What the task requires:
Reproduce the listing below exactly, beginning with its first line and ending with the line that holds "3.12e10, 2.77e10, 2.52e10]"; pictures are not part of the copy.

--- --- ---

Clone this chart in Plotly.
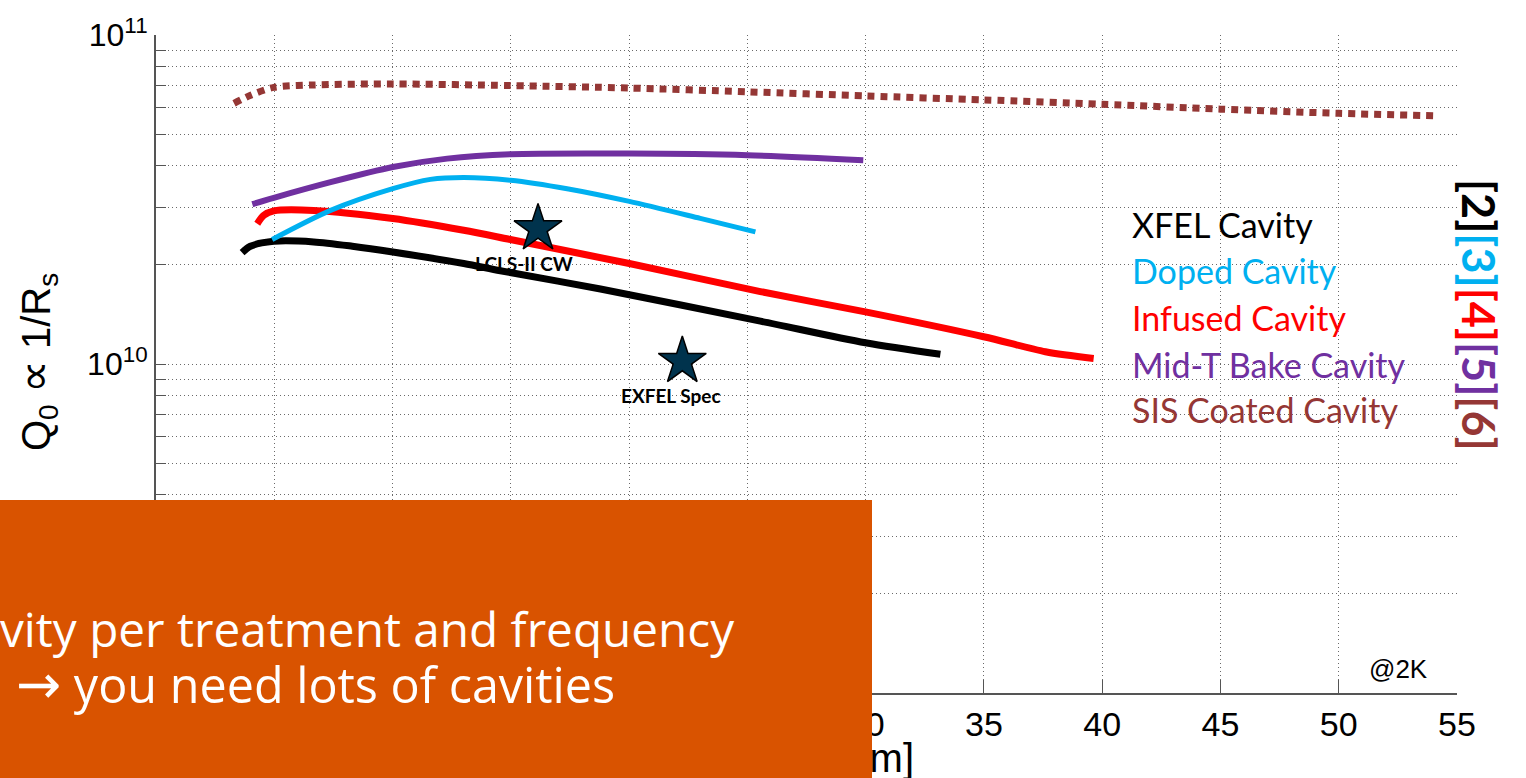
import math
import plotly.graph_objects as go

# ---------------- data ----------------
xfel_eacc = [3.64, 3.99, 4.98, 6.67, 8.3, 10.01, 13.01, 14.56, 18.79, 25.55, 29.99, 33.16]
xfel_q0 = [2.18e10, 2.28e10, 2.36e10, 2.35e10, 2.28e10, 2.19e10, 2.02e10, 1.92e10, 1.69e10, 1.35e10, 1.16e10, 1.07e10]

doped_eacc = [4.91, 7.38, 10.01, 11.60, 13.01, 14.98, 17.38, 20.01, 23.01, 25.34]
doped_q0 = [2.39e10, 2.93e10, 3.41e10, 3.64e10, 3.69e10, 3.62e10, 3.41e10, 3.12e10, 2.77e10, 2.52e10]

infused_eacc = [4.28, 4.56, 4.98, 6.67, 10.01, 13.01, 14.98, 20.01, 25.55, 29.99, 34.99, 37.6, 39.64]
infused_q0 = [2.67e10, 2.83e10, 2.92e10, 2.93e10, 2.77e10, 2.55e10, 2.39e10, 2.02e10, 1.66e10, 1.44e10, 1.21e10, 1.09e10, 1.04e10]

midt_eacc = [4.07, 4.98, 7.38, 10.01, 12.31, 14.98, 20.01, 25.01, 29.9]
midt_q0 = [3.06e10, 3.20e10, 3.57e10, 3.97e10, 4.21e10, 4.34e10, 4.36e10, 4.31e10, 4.16e10]

sis_eacc = [3.3, 4.0, 4.98, 6.66, 10.0, 14.98, 20.0, 25.0, 30.0, 35.0, 40.0, 45.0, 50.0, 54.2]
sis_q0 = [6.2e10, 6.56e10, 6.93e10, 7.05e10, 7.1e10, 7.02e10, 6.90e10, 6.72e10, 6.53e10, 6.35e10, 6.16e10, 5.95e10, 5.78e10, 5.68e10]

spec_names = ["LCLS-II CW", "EXFEL Spec"]
spec_eacc = [16.15, 22.25]
spec_q0 = [2.58e10, 1.02e10]

legend_names = ["XFEL Cavity", "Doped Cavity", "Infused Cavity", "Mid-T Bake Cavity", "SIS Coated Cavity"]
legend_refs = ["[2]", "[3]", "[4]", "[5]", "[6]"]
colors = ["#000000", "#00B0F0", "#FF0000", "#7030A0", "#953735"]

x_ticks = [0, 5, 10, 15, 20, 25, 30, 35, 40, 45, 50, 55]
y_tickvals = [m * 10 ** e for e in (9, 10) for m in range(1, 10)] + [1e11]
y_ticktext = [("10<sup>%d</sup>" % e if (m == 1 and e > 9) else "") for e in (9, 10) for m in range(1, 10)] + ["10<sup>11</sup>"]

# ---------------- layout geometry ----------------
W, H = 1526, 778
ML, MR, MT, MB = 156, 69, 35, 85
PW = W - ML - MR
PH = H - MT - MB


def px(p):
    return (p - ML) / PW


def py(p):
    return (H - MB - p) / PH


ARIAL = "Arial, Liberation Sans, sans-serif"
CAL = "Lato, Open Sans, sans-serif"
SEGOE = "Open Sans, Noto Sans, sans-serif"

fig = go.Figure()

series = [
    (infused_eacc, infused_q0, colors[2], 7, "solid"),
    (xfel_eacc, xfel_q0, colors[0], 7, "solid"),
    (doped_eacc, doped_q0, colors[1], 5, "solid"),
    (midt_eacc, midt_q0, colors[3], 6, "solid"),
    (sis_eacc, sis_q0, colors[4], 7, "7px,6px"),
]
for xs, ys, c, w, d in series:
    fig.add_trace(go.Scatter(
        x=xs, y=ys, mode="lines",
        line=dict(color=c, width=w, dash=d, shape="spline", smoothing=0.8),
        showlegend=False, hoverinfo="skip"))

fig.add_trace(go.Scatter(
    x=spec_eacc, y=spec_q0, mode="markers",
    marker=dict(symbol="star", size=36, color="#00334D", line=dict(color="#000000", width=1.5)),
    showlegend=False, hoverinfo="skip"))

grid = "#6a6a6a"
axcol = "#555555"
fig.update_xaxes(
    range=[0, 55], tickvals=x_ticks, ticks="inside", ticklen=13, tickwidth=1.2, tickcolor=axcol,
    showline=True, linecolor=axcol, linewidth=2, showgrid=True, gridcolor=grid, griddash="1px,3px",
    gridwidth=1, zeroline=False, tickfont=dict(family=ARIAL, size=34, color="#000000"))
fig.update_yaxes(
    type="log", range=[9, 11], tickvals=y_tickvals, ticktext=y_ticktext, ticks="inside", ticklen=10,
    tickwidth=1.2, tickcolor=axcol, showline=True, linecolor=axcol, linewidth=2, showgrid=True,
    gridcolor=grid, griddash="1px,3px", gridwidth=1, zeroline=False,
    tickfont=dict(family=ARIAL, size=32, color="#000000"))

ann = []
# star labels (log axis -> annotation y in log10 units)
shifts = [(-14, -35), (-11, -34)]
for name, xv, yv, (dx, dy) in zip(spec_names, spec_eacc, spec_q0, shifts):
    ann.append(dict(x=xv, y=math.log10(yv), xref="x", yref="y", text="<b>%s</b>" % name, showarrow=False,
                    xshift=dx, yshift=dy, font=dict(family=CAL, size=19, color="#000000")))

# coloured labels
row_y = [224, 270, 317, 364, 410]
for name, c, yy in zip(legend_names, colors, row_y):
    ann.append(dict(x=px(1130), y=py(yy), xref="paper", yref="paper", text=name, showarrow=False,
                    xanchor="left", yanchor="middle", font=dict(family=CAL, size=34, color=c)))

refs = "".join("<span style='color:%s'>%s</span>" % (c, r) for r, c in zip(legend_refs, colors))
ann.append(dict(x=px(1479), y=py(315), xref="paper", yref="paper", text="<b>%s</b>" % refs,
                showarrow=False, textangle=90, xanchor="center", yanchor="middle",
                font=dict(family=CAL, size=45, color="#000000")))

ann.append(dict(x=px(1430), y=py(669), xref="paper", yref="paper", text="@2K", showarrow=False,
                xanchor="right", yanchor="middle", font=dict(family=ARIAL, size=26, color="#000000")))

# axis titles
ann.append(dict(x=px(36), y=py(362), xref="paper", yref="paper",
                text="Q<sub>0</sub> <span style='font-size:46px'>\u221d</span> 1/R<sub>s</sub>",
                showarrow=False, textangle=-90, xanchor="center", yanchor="middle",
                font=dict(family=ARIAL, size=40, color="#000000")))
ann.append(dict(x=px(916), y=py(761), xref="paper", yref="paper", text="E<sub>acc</sub> [MV/m]",
                showarrow=False, xanchor="right", yanchor="middle",
                font=dict(family=ARIAL, size=40, color="#000000")))

# orange overlay box with text
ann.append(dict(x=px(0), y=py(500), xref="paper", yref="paper", text=" ", showarrow=False,
                xanchor="left", yanchor="top", width=872, height=278, bgcolor="#D95300",
                borderpad=0, borderwidth=0, font=dict(size=10, color="#D95300")))
ann.append(dict(x=px(-2), y=py(628), xref="paper", yref="paper", text="vity per treatment and frequency",
                showarrow=False, xanchor="left", yanchor="middle",
                font=dict(family=SEGOE, size=47.7, color="#FFFFFF")))
ann.append(dict(x=px(14), y=py(684), xref="paper", yref="paper",
                text="<span style='font-family:DejaVu Sans;font-size:54px'>\u2192</span> you need lots of cavities",
                showarrow=False, xanchor="left", yanchor="middle",
                font=dict(family=SEGOE, size=48.5, color="#FFFFFF")))

fig.update_layout(
    width=W, height=H, margin=dict(l=ML, r=MR, t=MT, b=MB, autoexpand=False),
    paper_bgcolor="#FFFFFF", plot_bgcolor="#FFFFFF", annotations=ann, showlegend=False)

fig.write_html("out.html", config={"displayModeBar": False},
               post_script="document.body.style.margin='0px';")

--- --- ---

Task output:
Clone this chart in Plotly.
import math
import plotly.graph_objects as go

# ---------------- data ----------------
xfel_eacc = [3.64, 3.99, 4.98, 6.67, 8.3, 10.01, 13.01, 14.56, 18.79, 25.55, 29.99, 33.16]
xfel_q0 = [2.18e10, 2.28e10, 2.36e10, 2.35e10, 2.28e10, 2.19e10, 2.02e10, 1.92e10, 1.69e10, 1.35e10, 1.16e10, 1.07e10]

doped_eacc = [4.91, 7.38, 10.01, 11.60, 13.01, 14.98, 17.38, 20.01, 23.01, 25.34]
doped_q0 = [2.39e10, 2.93e10, 3.41e10, 3.64e10, 3.69e10, 3.62e10, 3.41e10, 3.12e10, 2.77e10, 2.52e10]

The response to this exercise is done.